### Task goal
Give a verbatim copy of the lines below, minus the pictures.
╭──
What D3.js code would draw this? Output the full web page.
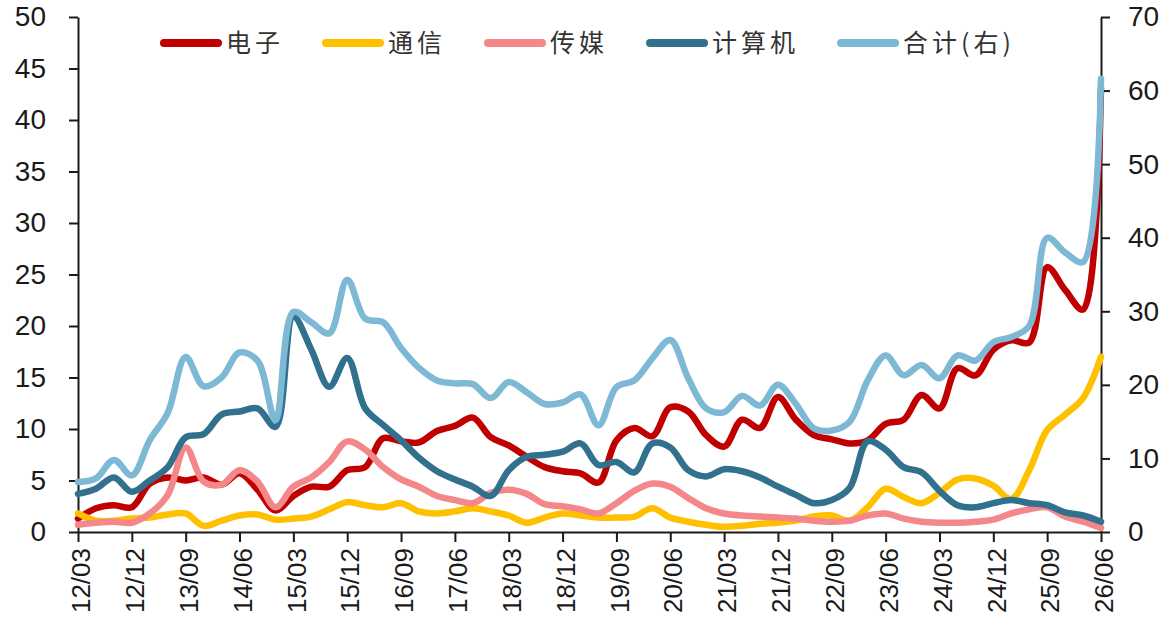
<!DOCTYPE html>
<html>
<head>
    <meta charset="utf-8">
    <title>industry_lines</title>
    <script type="text/javascript" src="https://cdn.jsdelivr.net/npm/d3@7/dist/d3.min.js"></script>
    <style>
        body { margin:0; background:#fff; }
        .axis path, .axis line { stroke:#1a1a1a; stroke-width:2px; }
        .axis text { font-family:"Liberation Sans", Arial, sans-serif; fill:#1a1a1a; }
        .y_axis text { font-size:28px; }
        .x_axis text { font-size:26px; }
        .series { fill:none; stroke-width:6.5px; stroke-linejoin:round; stroke-linecap:round; }
        .legend_line { stroke-width:8px; stroke-linecap:round; }
        .legend_text { font-family:"Noto Sans CJK SC", sans-serif; font-size:25px; fill:#333; letter-spacing:4px; }
    </style>
</head>
<body>
<div id="svg_div"></div>
<script type="text/javascript">
    var quarters = ["12/03","12/06","12/09","12/12","13/03","13/06","13/09","13/12","14/03","14/06","14/09","14/12",
        "15/03","15/06","15/09","15/12","16/03","16/06","16/09","16/12","17/03","17/06","17/09","17/12",
        "18/03","18/06","18/09","18/12","19/03","19/06","19/09","19/12","20/03","20/06","20/09","20/12",
        "21/03","21/06","21/09","21/12","22/03","22/06","22/09","22/12","23/03","23/06","23/09","23/12",
        "24/03","24/06","24/09","24/12","25/03","25/06","25/09","25/12","26/03","26/06"];
    var xTicks = ["12/03","12/12","13/09","14/06","15/03","15/12","16/09","17/06","18/03","18/12",
        "19/09","20/06","21/03","21/12","22/09","23/06","24/03","24/12","25/09","26/06"];
    var leftTicks = [0,5,10,15,20,25,30,35,40,45,50];
    var rightTicks = [0,10,20,30,40,50,60,70];

    var dianzi = [1.3,2.3,2.6,2.4,4.7,5.3,5.0,5.3,4.6,5.7,4.1,2.1,3.5,4.4,4.4,6.0,6.3,9.1,8.8,8.7,
        9.8,10.3,11.1,9.2,8.4,7.3,6.3,5.9,5.7,4.8,8.9,10.1,9.3,12.1,11.7,9.4,8.3,10.9,10.1,13.1,
        10.9,9.4,9.0,8.6,8.9,10.5,10.9,13.3,12.0,15.9,15.2,17.7,18.6,18.4,25.7,23.5,21.6,43.1];
    var tongxin = [1.8,1.1,1.1,1.3,1.4,1.7,1.8,0.6,1.1,1.6,1.7,1.2,1.3,1.5,2.2,2.9,2.6,2.4,2.8,2.0,
        1.8,2.0,2.3,2.0,1.6,0.9,1.4,1.8,1.6,1.4,1.4,1.5,2.3,1.4,1.0,0.7,0.5,0.6,0.8,0.9,
        1.1,1.5,1.6,1.1,2.4,4.2,3.4,2.8,3.8,5.1,5.2,4.5,3.2,6.0,9.9,11.4,13.0,17.0];
    var chuanmei = [0.7,0.9,1.0,0.9,1.8,3.6,8.2,4.9,4.6,6.0,4.9,2.4,4.4,5.3,6.8,8.8,8.0,6.3,5.1,4.4,
        3.5,3.1,2.8,3.8,4.1,3.7,2.7,2.5,2.2,1.8,2.8,4.0,4.7,4.4,3.3,2.3,1.8,1.6,1.5,1.4,
        1.3,1.1,1.0,1.1,1.6,1.8,1.3,1.0,0.9,0.9,1.0,1.2,1.8,2.2,2.4,1.5,1.0,0.4];
    var jisuanji = [3.7,4.2,5.3,3.9,5.0,6.3,9.2,9.5,11.4,11.7,12.0,10.2,20.9,17.7,14.1,16.9,12.0,10.4,8.9,7.2,
        5.9,5.1,4.4,3.5,6.0,7.3,7.5,7.8,8.6,6.5,6.8,5.8,8.6,8.2,6.0,5.4,6.1,5.9,5.3,4.4,
        3.6,2.8,3.1,4.3,8.8,8.0,6.3,5.8,4.0,2.6,2.4,2.8,3.1,2.8,2.6,1.9,1.6,1.0];
    var heji = [6.8,7.3,9.8,7.7,12.5,16.2,23.8,19.8,21.0,24.4,23.3,15.2,29.9,28.5,27.0,34.3,29.0,28.5,25.0,22.3,
        20.6,20.2,20.1,18.2,20.4,19.0,17.4,17.6,18.7,14.5,19.7,20.6,23.6,26.1,20.9,16.8,16.3,18.5,17.2,20.0,
        17.4,14.1,13.8,15.0,20.6,24.0,21.3,22.7,20.9,24.0,23.3,25.8,26.5,28.0,40.0,38.0,36.7,61.6];

    var names = ["电子","通信","传媒","计算机","合计(右)"];
    var colors = ["#C00000","#FFC000","#F4878A","#31718E","#7DB8D5"];

    var width = 1164,
        height = 626,
        x_left = 78,
        x_right = 1101,
        y_top = 17,
        y_bottom = 532;

    var svg = d3.select("#svg_div").append("svg")
        .attr("width", width)
        .attr("height", height);

    var x = d3.scalePoint().domain(quarters).range([x_left, x_right]);
    var yl = d3.scaleLinear().domain([0, 50]).range([y_bottom, y_top]);
    var yr = d3.scaleLinear().domain([0, 70]).range([y_bottom, y_top]);

    // axes
    svg.append("g")
        .attr("class", "axis x_axis")
        .attr("transform", "translate(0," + y_bottom + ")")
        .call(d3.axisBottom(x).tickValues(xTicks).tickSize(10).tickSizeOuter(0))
        .selectAll("text")
        .attr("transform", "rotate(-90)")
        .attr("x", -16)
        .attr("y", 0)
        .attr("dy", "0.45em")
        .style("text-anchor", "end");

    svg.append("g")
        .attr("class", "axis y_axis")
        .attr("transform", "translate(" + x_left + ",0)")
        .call(d3.axisLeft(yl).tickValues(leftTicks).tickSize(9).tickSizeOuter(0).tickPadding(23));

    svg.append("g")
        .attr("class", "axis y_axis")
        .attr("transform", "translate(" + x_right + ",0)")
        .call(d3.axisRight(yr).tickValues(rightTicks).tickSize(9).tickSizeOuter(0).tickPadding(18));

    // lines
    var lineL = d3.line()
        .x(function(d, i){ return x(quarters[i]); })
        .y(function(d){ return yl(d); })
        .curve(d3.curveCatmullRom.alpha(0.5));
    var lineR = d3.line()
        .x(function(d, i){ return x(quarters[i]); })
        .y(function(d){ return yr(d); })
        .curve(d3.curveCatmullRom.alpha(0.5));

    var leftSeries = [dianzi, tongxin, chuanmei, jisuanji];
    svg.selectAll(".series_l")
        .data(leftSeries)
        .enter()
        .append("path")
        .attr("class", "series series_l")
        .attr("stroke", function(d, i){ return colors[i]; })
        .attr("d", lineL);

    svg.append("path")
        .datum(heji)
        .attr("class", "series series_r")
        .attr("stroke", colors[4])
        .attr("d", lineR);

    // legend
    var legend_g = svg.append("g").attr("class", "legend_g");
    var lx = 164, ly = 43;
    names.forEach(function(n, i){
        legend_g.append("line")
            .attr("class", "legend_line")
            .attr("x1", lx).attr("x2", lx + 54)
            .attr("y1", ly).attr("y2", ly)
            .attr("stroke", colors[i]);
        var t = legend_g.append("text")
            .attr("class", "legend_text")
            .attr("x", lx + 62)
            .attr("y", ly)
            .attr("dy", "0.36em")
            .text(n);
        lx = lx + 62 + t.node().getBBox().width + 42;
    });
</script>
</body>
</html>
╰──
### Result of the task
What D3.js code would draw this? Output the full web page.
<!DOCTYPE html>
<html>
<head>
    <meta charset="utf-8">
    <title>industry_lines</title>
    <script type="text/javascript" src="https://cdn.jsdelivr.net/npm/d3@7/dist/d3.min.js"></script>
    <style>
        body { margin:0; background:#fff; }
        .axis path, .axis line { stroke:#1a1a1a; stroke-width:2px; }
        .axis text { font-family:"Liberation Sans", Arial, sans-serif; fill:#1a1a1a; }
        .y_axis text { font-size:28px; }
        .x_axis text { font-size:26px; }
        .series { fill:none; stroke-width:6.5px; stroke-linejoin:round; stroke-linecap:round; }
        .legend_line { stroke-width:8px; stroke-linecap:round; }
        .legend_text { font-family:"Noto Sans CJK SC", sans-serif; font-size:25px; fill:#333; letter-spacing:4px; }
    </style>
</head>
<body>
<div id="svg_div"></div>
<script type="text/javascript">
    var quarters = ["12/03","12/06","12/09","12/12","13/03","13/06","13/09","13/12","14/03","14/06","14/09","14/12",
        "15/03","15/06","15/09","15/12","16/03","16/06","16/09","16/12","17/03","17/06","17/09","17/12",
        "18/03","18/06","18/09","18/12","19/03","19/06","19/09","19/12","20/03","20/06","20/09","20/12",
        "21/03","21/06","21/09","21/12","22/03","22/06","22/09","22/12","23/03","23/06","23/09","23/12",
        "24/03","24/06","24/09","24/12","25/03","25/06","25/09","25/12","26/03","26/06"];
    var xTicks = ["12/03","12/12","13/09","14/06","15/03","15/12","16/09","17/06","18/03","18/12",
        "19/09","20/06","21/03","21/12","22/09","23/06","24/03","24/12","25/09","26/06"];
    var leftTicks = [0,5,10,15,20,25,30,35,40,45,50];
    var rightTicks = [0,10,20,30,40,50,60,70];

    var dianzi = [1.3,2.3,2.6,2.4,4.7,5.3,5.0,5.3,4.6,5.7,4.1,2.1,3.5,4.4,4.4,6.0,6.3,9.1,8.8,8.7,
        9.8,10.3,11.1,9.2,8.4,7.3,6.3,5.9,5.7,4.8,8.9,10.1,9.3,12.1,11.7,9.4,8.3,10.9,10.1,13.1,
        10.9,9.4,9.0,8.6,8.9,10.5,10.9,13.3,12.0,15.9,15.2,17.7,18.6,18.4,25.7,23.5,21.6,43.1];
    var tongxin = [1.8,1.1,1.1,1.3,1.4,1.7,1.8,0.6,1.1,1.6,1.7,1.2,1.3,1.5,2.2,2.9,2.6,2.4,2.8,2.0,
        1.8,2.0,2.3,2.0,1.6,0.9,1.4,1.8,1.6,1.4,1.4,1.5,2.3,1.4,1.0,0.7,0.5,0.6,0.8,0.9,
        1.1,1.5,1.6,1.1,2.4,4.2,3.4,2.8,3.8,5.1,5.2,4.5,3.2,6.0,9.9,11.4,13.0,17.0];
    var chuanmei = [0.7,0.9,1.0,0.9,1.8,3.6,8.2,4.9,4.6,6.0,4.9,2.4,4.4,5.3,6.8,8.8,8.0,6.3,5.1,4.4,
        3.5,3.1,2.8,3.8,4.1,3.7,2.7,2.5,2.2,1.8,2.8,4.0,4.7,4.4,3.3,2.3,1.8,1.6,1.5,1.4,
        1.3,1.1,1.0,1.1,1.6,1.8,1.3,1.0,0.9,0.9,1.0,1.2,1.8,2.2,2.4,1.5,1.0,0.4];
    var jisuanji = [3.7,4.2,5.3,3.9,5.0,6.3,9.2,9.5,11.4,11.7,12.0,10.2,20.9,17.7,14.1,16.9,12.0,10.4,8.9,7.2,
        5.9,5.1,4.4,3.5,6.0,7.3,7.5,7.8,8.6,6.5,6.8,5.8,8.6,8.2,6.0,5.4,6.1,5.9,5.3,4.4,
        3.6,2.8,3.1,4.3,8.8,8.0,6.3,5.8,4.0,2.6,2.4,2.8,3.1,2.8,2.6,1.9,1.6,1.0];
    var heji = [6.8,7.3,9.8,7.7,12.5,16.2,23.8,19.8,21.0,24.4,23.3,15.2,29.9,28.5,27.0,34.3,29.0,28.5,25.0,22.3,
        20.6,20.2,20.1,18.2,20.4,19.0,17.4,17.6,18.7,14.5,19.7,20.6,23.6,26.1,20.9,16.8,16.3,18.5,17.2,20.0,
        17.4,14.1,13.8,15.0,20.6,24.0,21.3,22.7,20.9,24.0,23.3,25.8,26.5,28.0,40.0,38.0,36.7,61.6];

    var names = ["电子","通信","传媒","计算机","合计(右)"];
    var colors = ["#C00000","#FFC000","#F4878A","#31718E","#7DB8D5"];

    var width = 1164,
        height = 626,
        x_left = 78,
        x_right = 1101,
        y_top = 17,
        y_bottom = 532;

    var svg = d3.select("#svg_div").append("svg")
        .attr("width", width)
        .attr("height", height);

    var x = d3.scalePoint().domain(quarters).range([x_left, x_right]);
    var yl = d3.scaleLinear().domain([0, 50]).range([y_bottom, y_top]);
    var yr = d3.scaleLinear().domain([0, 70]).range([y_bottom, y_top]);

    // axes
    svg.append("g")
        .attr("class", "axis x_axis")
        .attr("transform", "translate(0," + y_bottom + ")")
        .call(d3.axisBottom(x).tickValues(xTicks).tickSize(10).tickSizeOuter(0))
        .selectAll("text")
        .attr("transform", "rotate(-90)")
        .attr("x", -16)
        .attr("y", 0)
        .attr("dy", "0.45em")
        .style("text-anchor", "end");

    svg.append("g")
        .attr("class", "axis y_axis")
        .attr("transform", "translate(" + x_left + ",0)")
        .call(d3.axisLeft(yl).tickValues(leftTicks).tickSize(9).tickSizeOuter(0).tickPadding(23));

    svg.append("g")
        .attr("class", "axis y_axis")
        .attr("transform", "translate(" + x_right + ",0)")
        .call(d3.axisRight(yr).tickValues(rightTicks).tickSize(9).tickSizeOuter(0).tickPadding(18));

    // lines
    var lineL = d3.line()
        .x(function(d, i){ return x(quarters[i]); })
        .y(function(d){ return yl(d); })
        .curve(d3.curveCatmullRom.alpha(0.5));
    var lineR = d3.line()
        .x(function(d, i){ return x(quarters[i]); })
        .y(function(d){ return yr(d); })
        .curve(d3.curveCatmullRom.alpha(0.5));

    var leftSeries = [dianzi, tongxin, chuanmei, jisuanji];
    svg.selectAll(".series_l")
        .data(leftSeries)
        .enter()
        .append("path")
        .attr("class", "series series_l")
        .attr("stroke", function(d, i){ return colors[i]; })
        .attr("d", lineL);

    svg.append("path")
        .datum(heji)
        .attr("class", "series series_r")
        .attr("stroke", colors[4])
        .attr("d", lineR);

    // legend
    var legend_g = svg.append("g").attr("class", "legend_g");
    var lx = 164, ly = 43;
    names.forEach(function(n, i){
        legend_g.append("line")
            .attr("class", "legend_line")
            .attr("x1", lx).attr("x2", lx + 54)
            .attr("y1", ly).attr("y2", ly)
            .attr("stroke", colors[i]);
        var t = legend_g.append("text")
            .attr("class", "legend_text")
            .attr("x", lx + 62)
            .attr("y", ly)
            .attr("dy", "0.36em")
            .text(n);
        lx = lx + 62 + t.node().getBBox().width + 42;
    });
</script>
</body>
</html>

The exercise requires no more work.